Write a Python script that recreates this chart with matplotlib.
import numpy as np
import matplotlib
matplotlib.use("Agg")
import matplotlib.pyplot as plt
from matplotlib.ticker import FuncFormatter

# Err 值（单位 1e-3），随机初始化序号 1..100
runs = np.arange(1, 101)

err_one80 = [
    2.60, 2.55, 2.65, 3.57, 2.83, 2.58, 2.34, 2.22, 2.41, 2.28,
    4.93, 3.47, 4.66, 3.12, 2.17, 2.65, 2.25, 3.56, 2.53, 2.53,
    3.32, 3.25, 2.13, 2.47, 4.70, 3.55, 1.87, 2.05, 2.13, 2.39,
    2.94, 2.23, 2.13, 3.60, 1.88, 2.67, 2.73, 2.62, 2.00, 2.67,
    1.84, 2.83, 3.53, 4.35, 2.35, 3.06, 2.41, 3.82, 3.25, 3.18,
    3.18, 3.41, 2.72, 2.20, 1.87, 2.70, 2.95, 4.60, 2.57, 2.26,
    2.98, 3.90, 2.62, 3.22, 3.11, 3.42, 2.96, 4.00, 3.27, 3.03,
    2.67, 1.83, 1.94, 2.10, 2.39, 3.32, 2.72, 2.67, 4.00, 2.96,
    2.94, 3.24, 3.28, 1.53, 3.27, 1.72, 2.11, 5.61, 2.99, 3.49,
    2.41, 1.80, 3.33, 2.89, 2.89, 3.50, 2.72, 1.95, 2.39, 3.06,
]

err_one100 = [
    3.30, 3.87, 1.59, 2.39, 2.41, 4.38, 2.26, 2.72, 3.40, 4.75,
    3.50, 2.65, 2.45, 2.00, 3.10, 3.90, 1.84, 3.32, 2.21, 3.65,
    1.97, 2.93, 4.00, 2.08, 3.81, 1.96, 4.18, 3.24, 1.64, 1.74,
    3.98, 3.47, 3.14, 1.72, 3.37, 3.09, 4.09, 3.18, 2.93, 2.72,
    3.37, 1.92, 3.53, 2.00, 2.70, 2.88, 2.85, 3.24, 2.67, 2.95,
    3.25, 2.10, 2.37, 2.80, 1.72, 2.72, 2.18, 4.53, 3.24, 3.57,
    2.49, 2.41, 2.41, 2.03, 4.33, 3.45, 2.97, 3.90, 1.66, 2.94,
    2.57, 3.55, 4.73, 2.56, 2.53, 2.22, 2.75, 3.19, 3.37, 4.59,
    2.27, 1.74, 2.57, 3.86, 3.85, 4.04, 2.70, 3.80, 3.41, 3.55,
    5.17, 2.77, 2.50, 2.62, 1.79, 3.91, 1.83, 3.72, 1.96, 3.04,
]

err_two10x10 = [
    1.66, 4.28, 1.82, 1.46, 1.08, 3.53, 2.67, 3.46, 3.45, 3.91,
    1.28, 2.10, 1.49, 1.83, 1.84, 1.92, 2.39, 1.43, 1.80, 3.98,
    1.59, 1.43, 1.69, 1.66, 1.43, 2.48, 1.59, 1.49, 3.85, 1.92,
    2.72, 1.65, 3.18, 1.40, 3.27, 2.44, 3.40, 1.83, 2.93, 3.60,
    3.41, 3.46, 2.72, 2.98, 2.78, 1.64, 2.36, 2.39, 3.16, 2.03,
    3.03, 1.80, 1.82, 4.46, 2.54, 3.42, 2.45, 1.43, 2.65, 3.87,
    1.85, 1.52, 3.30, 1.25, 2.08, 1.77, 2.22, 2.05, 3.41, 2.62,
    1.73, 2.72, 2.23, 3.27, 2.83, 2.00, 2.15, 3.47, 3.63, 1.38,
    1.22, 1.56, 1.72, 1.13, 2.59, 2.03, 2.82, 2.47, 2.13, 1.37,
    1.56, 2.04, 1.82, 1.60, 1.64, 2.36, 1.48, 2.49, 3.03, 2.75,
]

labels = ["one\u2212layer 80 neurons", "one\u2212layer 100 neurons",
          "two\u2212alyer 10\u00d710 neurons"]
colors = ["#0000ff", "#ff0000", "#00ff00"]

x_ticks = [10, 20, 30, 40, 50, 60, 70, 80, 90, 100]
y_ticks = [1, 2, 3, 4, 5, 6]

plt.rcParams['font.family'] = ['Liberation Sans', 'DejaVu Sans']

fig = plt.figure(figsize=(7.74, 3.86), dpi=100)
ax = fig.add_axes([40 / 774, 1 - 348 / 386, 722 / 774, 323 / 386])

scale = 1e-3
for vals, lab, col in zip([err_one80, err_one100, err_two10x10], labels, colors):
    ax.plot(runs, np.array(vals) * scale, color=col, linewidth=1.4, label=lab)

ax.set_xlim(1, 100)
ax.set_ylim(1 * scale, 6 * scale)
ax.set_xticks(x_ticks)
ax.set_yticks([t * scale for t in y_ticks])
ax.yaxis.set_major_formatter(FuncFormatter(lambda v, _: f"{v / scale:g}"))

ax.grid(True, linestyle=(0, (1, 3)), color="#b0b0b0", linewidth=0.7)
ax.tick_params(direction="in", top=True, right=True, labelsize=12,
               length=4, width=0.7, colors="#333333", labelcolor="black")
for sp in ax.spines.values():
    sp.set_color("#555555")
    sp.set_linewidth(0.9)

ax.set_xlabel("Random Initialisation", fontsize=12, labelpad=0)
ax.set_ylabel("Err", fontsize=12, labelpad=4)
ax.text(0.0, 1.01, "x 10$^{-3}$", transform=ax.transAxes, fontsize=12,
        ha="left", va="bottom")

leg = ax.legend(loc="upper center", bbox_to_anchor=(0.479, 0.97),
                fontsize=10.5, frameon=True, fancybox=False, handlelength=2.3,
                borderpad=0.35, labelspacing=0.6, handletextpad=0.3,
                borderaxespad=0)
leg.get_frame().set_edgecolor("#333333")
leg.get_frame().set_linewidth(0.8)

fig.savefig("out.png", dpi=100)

══════════

### Problem
Print, unaltered, every line from the beginning of the material down to the line with "runs = np.arange(1, 101)".

### Result for this task
Write a Python script that recreates this chart with matplotlib.
import numpy as np
import matplotlib
matplotlib.use("Agg")
import matplotlib.pyplot as plt
from matplotlib.ticker import FuncFormatter

# Err 值（单位 1e-3），随机初始化序号 1..100
runs = np.arange(1, 101)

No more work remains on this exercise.